Even though CGT event F1 will occur under section 104-110 of the ITAA 1997 on the granting of the new leases, no capital gain will arise to Trust D or Trust E as no lease premium is payable on the granting of the new leases.

Detailed reasoning

CGT event F1 in subsection 104-110(1) of the ITAA 1997 happens when a taxpayer grants, renews or extends a lease. A capital gain or capital loss may arise from the CGT event happening.

The lessor makes a capital gain if the capital proceeds from the grant, renewal or extension are more than the expenditure it incurred on the grant, renewal or extension. Conversely a capital loss occurs if the capital proceeds are less (subsection 104-110(3)).

The capital proceeds are any premium paid or payable for the grant of the lease (subsection 116-20(2)). Expenditure incurred on the grant of the lease does not include any part of the cost of the underlying asset.

CGT event F1 occurs:

·        at the time the contract for the lease is entered into, or if there is no contract, at the start of the lease (paragraph 104-110(2)(a)); and

·        for a renewal or extension - at the start of the renewal or extension
> (paragraph 104-110(2)(b))

A payment which is a premium received for the grant of a lease is a capital receipt if the lessor is not in the business of granting leases.

Application to the facts.

If a premium was paid for the granting of the new leases, we would need to consider if the payment was in the nature of a revenue or capital receipt. As neither Trust D or Trust E are in the business of granting leases, any lease premium would be a capital receipt for the grant of the lease under subsection 116-20(2) of the ITAA 1997.

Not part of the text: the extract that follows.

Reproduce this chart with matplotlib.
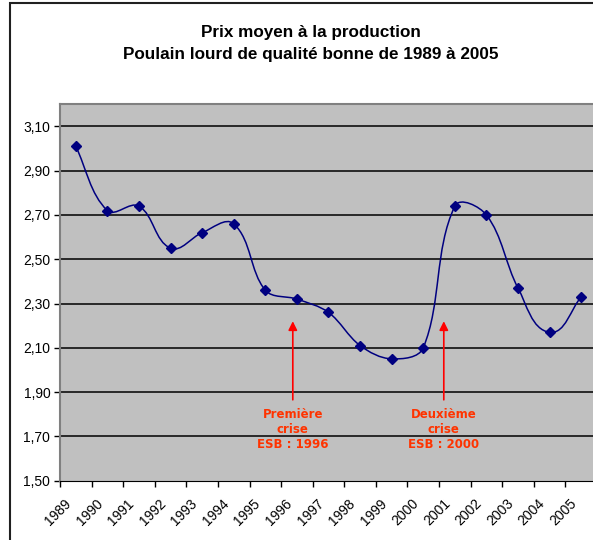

When Trust D and Trust E both grant new leases CGT event F1 occurs on the granting of the lease pursuant to section 104-110 of the ITAA 1997. However, as the lease premium in both instances is nil, the capital proceeds received by both Trust D and Trust E will be nil pursuant to subsection 116-20(2) of the ITAA 1997.

Trust D and Trust E will not be assessable on any amount pursuant to 104-110 of the ITAA 1997 as a result of the granting of the new leases.

Question 4

Summary

No, there is not an assessable amount to Company F or Company G under either section 6-5 of the ITAA 1997 or Part 3.1-3.3 of the ITAA 1997 as a result of the granting of the new leases or the cancellation of the existing leases.

Detailed reasoning

Subsection 6-5(2) of the ITAA 1997 provides that the assessable income of a resident taxpayer includes ordinary income derived directly or indirectly from all sources during the income year.

Section 6-10 of the ITAA 1997 provides that amounts that are not ordinary income may be included in assessable income under another provision as statutory income.

The lessee receives no amount from the lessor on the granting of the new leases. Therefore, there is no amount paid to the X lessees to give rise to ordinary income.

If an amount was paid for the granting of the new lease to the lessees, CGT event F4 would have application and the lessee may have a capital gain if the capital proceeds (the amount received for changing the lease) was more than the lease's cost base at the time of the event. However, CGT event F4 does not occur for Company F or Company G as no amount was paid by the lessor to change each of the leases.

Therefore, there is not an assessable amount to Company F and Company G under either
> section 6-5 of the ITAA 1997 or Part 3.1-3.3 of the ITAA 1997 as a result of the granting of the new leases or the cancellation of the existing leases.